0

I have a data frame representing IMDb ratings of a selection of tv shows with the following columns:

date, ep_no, episode, show_title, season, rating

I need to select the lowest rated episode of each show, but I am having trouble displaying all of the columns I want.

I can successfully select the correct data using:

df.groupby('show_title')['rating'].min()

But this only displays the show title and the rating of the lowest rated episode for that show.

I need it to display: show_title, ep_no, episode, rating

I have tried various tweaks to the code, from the simple to the complex, but I guess I'm just not experienced enough to crack this particular puzzle right now.

Any ideas?

3 Answers3

1

If I understand what you want, this question is similar to this question; And the following code should do the trick.
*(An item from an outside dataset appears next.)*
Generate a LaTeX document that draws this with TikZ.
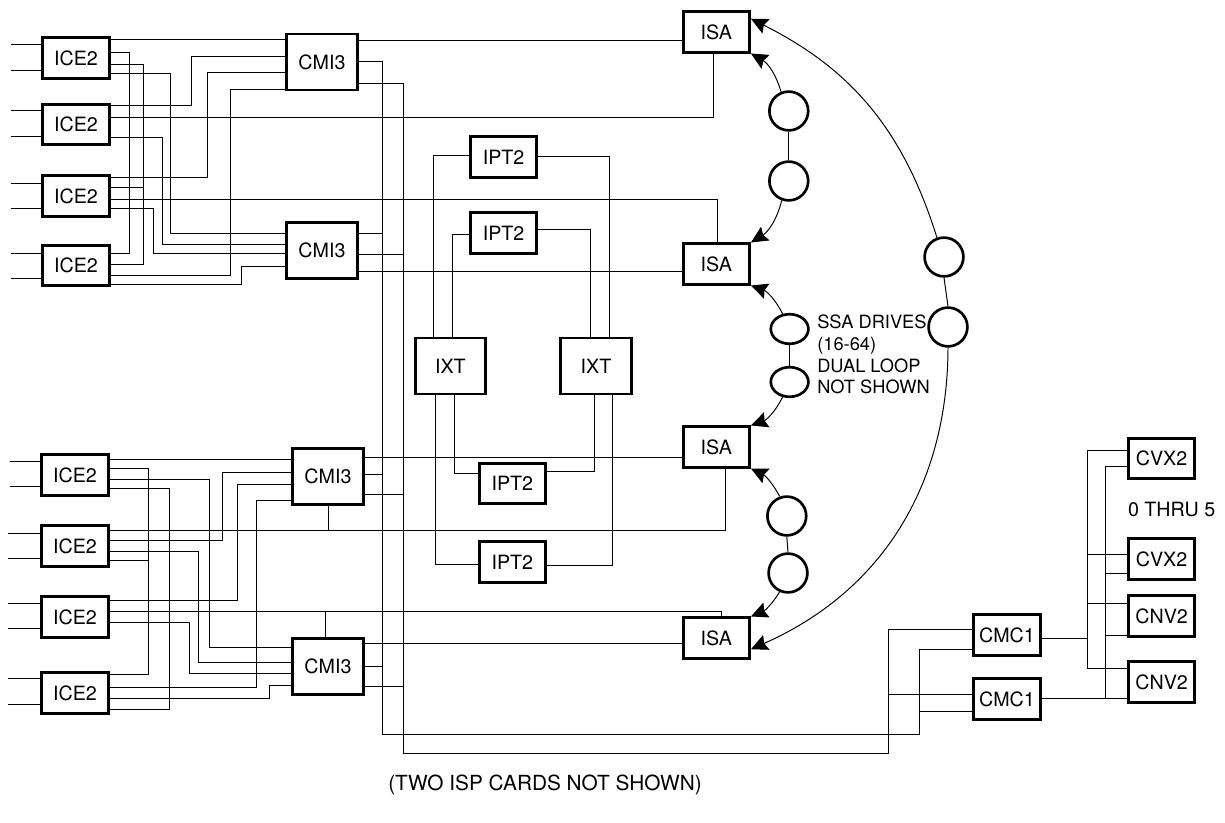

df[df.groupby('show_title')['rating'].transform(min) == df['rating']]
Ryan Sandridge
  • 1,819
  • 18
  • 29
0

One approach is to sort the DataFrame by rating, then dropping duplicates of show while keeping the first occurrence of each show:

df.sort_values(by='rating').drop_duplicates(['show_title'], keep='first')
Peter Leimbigler
  • 9,860
  • 1
  • 20
  • 33
0
# It's easy just do a sort by show_title , rating before using groupby

df.sort_values(by=['show_title','rating'],inplace=True)

# Now use groupby and return the first instance of every group by object
# first row will automatically contain the minimum rating
df1 = df.groupby('show_title').first()
Abhishek Sharma
  • 1,699
  • 1
  • 13
  • 24